Google is making searchable, digital copies of old newspapers available online through partnerships with their publishers, the company said Monday.

Under the ad-supported effort, Google will digitize millions of pages of news archives, including photos, articles, headlines, and advertisements, Google said.

Google's newspaper archive search and display effort is supported by ads, visible on the right edge.

Google's newspaper archive search and display effort is supported by ads, visible on the right edge. (Click to enlarge.)

(Credit: CNET News)

"Around the globe, we estimate that there are billions of news pages containing every story ever written. And it's our goal to help readers find all of them, from the smallest local weekly paper up to the largest national daily," said product manager Punit Soni in a blog posting about the effort. "The problem is that most of these newspapers are not available online. We want to change that."

The effort is of particular interest to reporters such as myself who've made the jump from print journalism to online. When I started at CNET News a smidgen shy of 10 years ago, I was initially concerned that the online medium was more ephemeral than print.

But as soon as I realized that CNET's search box opened up our archive of work, I realized that online news actually is more permanent in many ways than a newspaper that's almost invariably recycled or thrown away within a day of its publication. Few have the time and money to visit a newspaper's archive of old papers, called the morgue, or flip through back issues in a state library's microfilm collection.

The results of Google's project initially will be available through the Google News Archive site, Soni said. "Over time, as we scan more articles and our index grows, we'll also start blending these archives into our main search results so that when you search Google.com, you'll be searching the full text of these newspapers as well," he said.

Google didn't reveal which publishers are partners except the Quebec Chronicle-Telegraph and two organizations, ProQuest and Heritage Microfilm. However, examples of the service showed pages from The Evening Independent of St. Petersburg, Fla., the St. Petersburg (Fla.) Times, The Tryon (N.C.) News, and the Pittsburgh Post-Gazette.

The project expands on an earlier partnership to digitize content from The New York Times and The Washington Post, Google said.

Google has tangled with news agencies before over who has rights to content. It settled a lawsuit with Agence France-Presse in 2007 and a similar suit from the Associated Press in 2006.

The profit motive
With Google, it's often hard to tell what project is designed to contribute revenue directly and what's part of the larger corporate mission "to organize the world's information and make it universally accessible and useful," which can have the effect sometimes of making Google's search better, therefore used more often, therefore a better business.


The newspaper effort falls into this profit-and-loss gray area.
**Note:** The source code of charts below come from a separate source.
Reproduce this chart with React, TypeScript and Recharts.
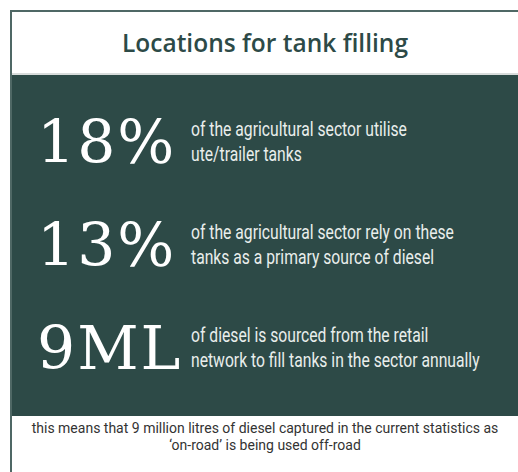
import { BarChart, Bar, XAxis, YAxis } from 'recharts';

const title = 'Locations for tank filling';
const labels = ['ute-trailer', 'primary-source', 'retail-volume'];
const values = [18, 13, 9];
const units = ['%', '%', 'ML'];
const descriptions = [
  ['of the agricultural sector utilise', 'ute/trailer tanks'],
  ['of the agricultural sector rely on these', 'tanks as a primary source of diesel'],
  ['of diesel is sourced from the retail', 'network to fill tanks in the sector annually'],
];
const footnote = [
  'this means that 9 million litres of diesel captured in the current statistics as',
  '\u2018on-road\u2019 is being used off-road',
];

const data = labels.map((label, i) => ({
  label,
  value: values[i],
  unit: units[i],
  lines: descriptions[i],
}));

const DARK = '#2d4a47';
const BORDER = '#4f6865';

const StatShape = (props: any) => {
  const { y, height, payload } = props;
  const base = y + height / 2 + 20;
  return (
    <g>
      <text x={37} y={base} fill="#ffffff" fontFamily="'DejaVu Serif', serif" fontSize={60} letterSpacing={2}>
        {payload.value}
        {payload.unit}
      </text>
      {payload.lines.map((line: string, i: number) => (
        <text
          key={i}
          transform={`translate(191 ${base - 2 - (payload.lines.length - 1 - i) * 25}) scale(0.785 1)`}
          fill="#e9eeec"
          fontFamily="Roboto, sans-serif"
          fontSize={20}
        >
          {line}
        </text>
      ))}
    </g>
  );
};

export default function App() {
  return (
    <div style={{ position: 'absolute', left: 0, top: 0, width: 518, height: 472, background: '#fff', overflow: 'hidden' }}>
      <div style={{ position: 'absolute', left: 10, top: 10, width: 508, height: 2, background: BORDER }} />
      <div style={{ position: 'absolute', left: 10, top: 10, width: 2, height: 462, background: BORDER }} />
      <div style={{ position: 'absolute', left: 12, top: 73, width: 506, height: 2, background: '#d8dcdb' }} />
      <div style={{ position: 'absolute', left: 12, top: 75, width: 506, height: 341, background: DARK }} />
      <div
        style={{
          position: 'absolute',
          left: 12,
          top: 30,
          width: 506,
          textAlign: 'center',
          fontFamily: "'Open Sans', sans-serif",
          fontWeight: 600,
          fontSize: 24.5,
          lineHeight: '26px',
          color: DARK,
        }}
      >
        {title}
      </div>
      <div style={{ position: 'absolute', left: 0, top: 0 }}>
        <BarChart
          width={518}
          height={472}
          data={data}
          layout="vertical"
          barCategoryGap={0}
          margin={{ top: 91, right: 0, bottom: 72, left: 0 }}
        >
          <XAxis type="number" hide domain={[0, 'dataMax']} />
          <YAxis type="category" dataKey="label" hide />
          <Bar dataKey="value" shape={StatShape} isAnimationActive={false} />
        </BarChart>
      </div>
      <div
        style={{
          position: 'absolute',
          left: 12,
          top: 420,
          width: 506,
          textAlign: 'center',
          fontFamily: 'Roboto, sans-serif',
          fontSize: 14,
          lineHeight: '17px',
          color: '#333',
        }}
      >
        {footnote.map((l, i) => (
          <div key={i}>{l}</div>
        ))}
      </div>
    </div>
  );
}
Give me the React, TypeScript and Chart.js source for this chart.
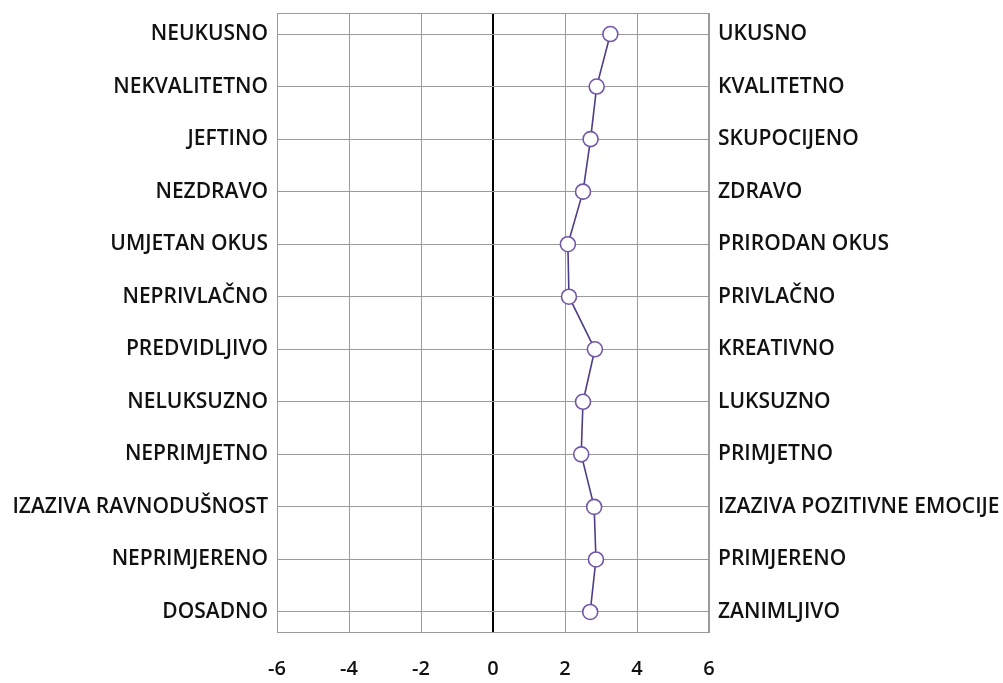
import React, { useEffect, useRef } from "react";
import { Chart, registerables } from "chart.js";

Chart.register(...registerables);

const leftLabels = [
  "NEUKUSNO",
  "NEKVALITETNO",
  "JEFTINO",
  "NEZDRAVO",
  "UMJETAN OKUS",
  "NEPRIVLAČNO",
  "PREDVIDLJIVO",
  "NELUKSUZNO",
  "NEPRIMJETNO",
  "IZAZIVA RAVNODUŠNOST",
  "NEPRIMJERENO",
  "DOSADNO",
];

const rightLabels = [
  "UKUSNO",
  "KVALITETNO",
  "SKUPOCIJENO",
  "ZDRAVO",
  "PRIRODAN OKUS",
  "PRIVLAČNO",
  "KREATIVNO",
  "LUKSUZNO",
  "PRIMJETNO",
  "IZAZIVA POZITIVNE EMOCIJE",
  "PRIMJERENO",
  "ZANIMLJIVO",
];

const values = [3.26, 2.88, 2.71, 2.5, 2.08, 2.11, 2.83, 2.5, 2.45, 2.81, 2.86, 2.7];

const xTicks = [-6, -4, -2, 0, 2, 4, 6];

const FONT = "'Open Sans', 'Liberation Sans', Arial, sans-serif";

const borderPlugin = {
  id: "plotBorder",
  afterDraw(chart: any) {
    const { ctx, chartArea } = chart;
    ctx.save();
    ctx.strokeStyle = "#9a9a9a";
    ctx.lineWidth = 1;
    ctx.strokeRect(chartArea.left + 0.5, chartArea.top + 0.5, chartArea.right - chartArea.left - 1, chartArea.bottom - chartArea.top - 1);
    ctx.restore();
  },
};

export default function App() {
  const ref = useRef<HTMLCanvasElement | null>(null);

  useEffect(() => {
    document.body.style.margin = "0";
    if (!ref.current) return;
    const rowTicks = leftLabels.map((_, i) => i + 1);
    const chart = new Chart(ref.current, {
      type: "line",
      data: {
        datasets: [
          {
            data: values.map((v, i) => ({ x: v, y: i + 1 })),
            borderColor: "#4f3d85",
            borderWidth: 1.6,
            pointRadius: 7.5,
            pointHoverRadius: 7.5,
            pointBackgroundColor: "#ffffff",
            pointBorderColor: "#7257a8",
            pointBorderWidth: 1.6,
            tension: 0,
          },
        ],
      },
      options: {
        animation: false,
        responsive: false,
        maintainAspectRatio: false,
        layout: { padding: { top: 13, left: 0, right: 0, bottom: 0 } },
        plugins: { legend: { display: false }, tooltip: { enabled: false } },
        scales: {
          x: {
            type: "linear",
            min: -6,
            max: 6,
            afterBuildTicks: (s: any) => {
              s.ticks = xTicks.map((v) => ({ value: v }));
            },
            afterFit: (s: any) => {
              s.height = 50;
              s.paddingLeft = 0;
              s.paddingRight = 0;
            },
            grid: {
              drawTicks: false,
              color: (c: any) => (c.tick && c.tick.value === 0 ? "#000000" : "#9a9a9a"),
              lineWidth: (c: any) => (c.tick && c.tick.value === 0 ? 2 : 1),
            },
            border: { display: false },
            ticks: {
              padding: 24,
              color: "#111111",
              font: { family: FONT, size: 20, weight: "600" },
            },
          },
          y: {
            type: "linear",
            position: "left",
            reverse: true,
            min: 0.6,
            max: 12.4,
            afterBuildTicks: (s: any) => {
              s.ticks = rowTicks.map((v) => ({ value: v }));
            },
            afterFit: (s: any) => {
              s.width = 277;
              s.paddingTop = 0;
              s.paddingBottom = 0;
            },
            grid: { drawTicks: false, color: "#9a9a9a", lineWidth: 1 },
            border: { display: false },
            ticks: {
              padding: 9,
              color: "#111111",
              font: { family: FONT, size: 21, weight: "600" },
              callback: (v: any) => leftLabels[Number(v) - 1],
            },
          },
          y2: {
            type: "linear",
            position: "right",
            reverse: true,
            min: 0.6,
            max: 12.4,
            afterBuildTicks: (s: any) => {
              s.ticks = rowTicks.map((v) => ({ value: v }));
            },
            afterFit: (s: any) => {
              s.width = 1003 - 709;
              s.paddingTop = 0;
              s.paddingBottom = 0;
            },
            grid: { drawOnChartArea: false, drawTicks: false },
            border: { display: false },
            ticks: {
              padding: 9,
              color: "#111111",
              font: { family: FONT, size: 21, weight: "600" },
              callback: (v: any) => rightLabels[Number(v) - 1],
            },
          },
        },
      },
      plugins: [borderPlugin],
    } as any);
    return () => chart.destroy();
  }, []);

  return (
    <div style={{ width: 1003, height: 683, background: "#ffffff" }}>
      <canvas ref={ref} width={1003} height={683} style={{ display: "block" }} />
    </div>
  );
}
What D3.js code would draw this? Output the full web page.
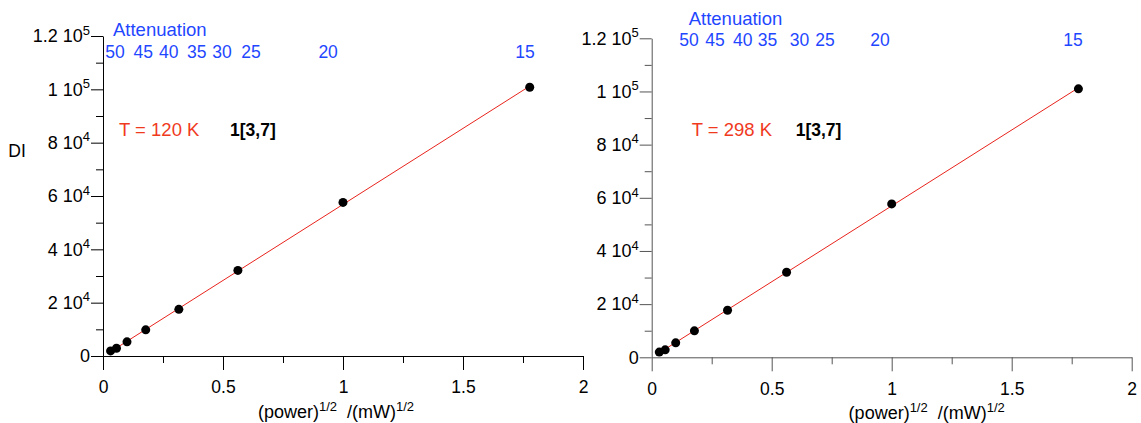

Although the company is supporting it with advertisements, loftier goals were foremost in the mind of Adam Smith, the director of product management who oversees the newspaper effort, Google Book Search and related efforts.

"For us this is about improving the users' experience on the Web," Smith said. "Our objective is to bring all the world's historical newspaper information online in conjunction with our partners."

That's not to say money isn't involved. Google supplies advertisements on the right edge of the page that are based in part on the content in the newspapers, he said.

The majority of the ad revenue goes to the publishers, Smith said. (Update Sept. 12: Apparently I misheard Smith--it's only the majority of revenue, not the vast majority.)

And other revenue models are possible, he said. "There may be pay-per-view in the future, but we don't have anything to announce now," Smith said.

Although the project involves Heritage Microfilm and ProQuest, which both have microfilm archives, Google is doing the actual scanning of the film. The index has more millions of articles so far, he added.

Currently the system shows only images of the newspapers, not the text that's shown by existing news archive partnerships with newspapers that typically already have digitized much of their content.

Dozens of publishers are involved in the effort, he said.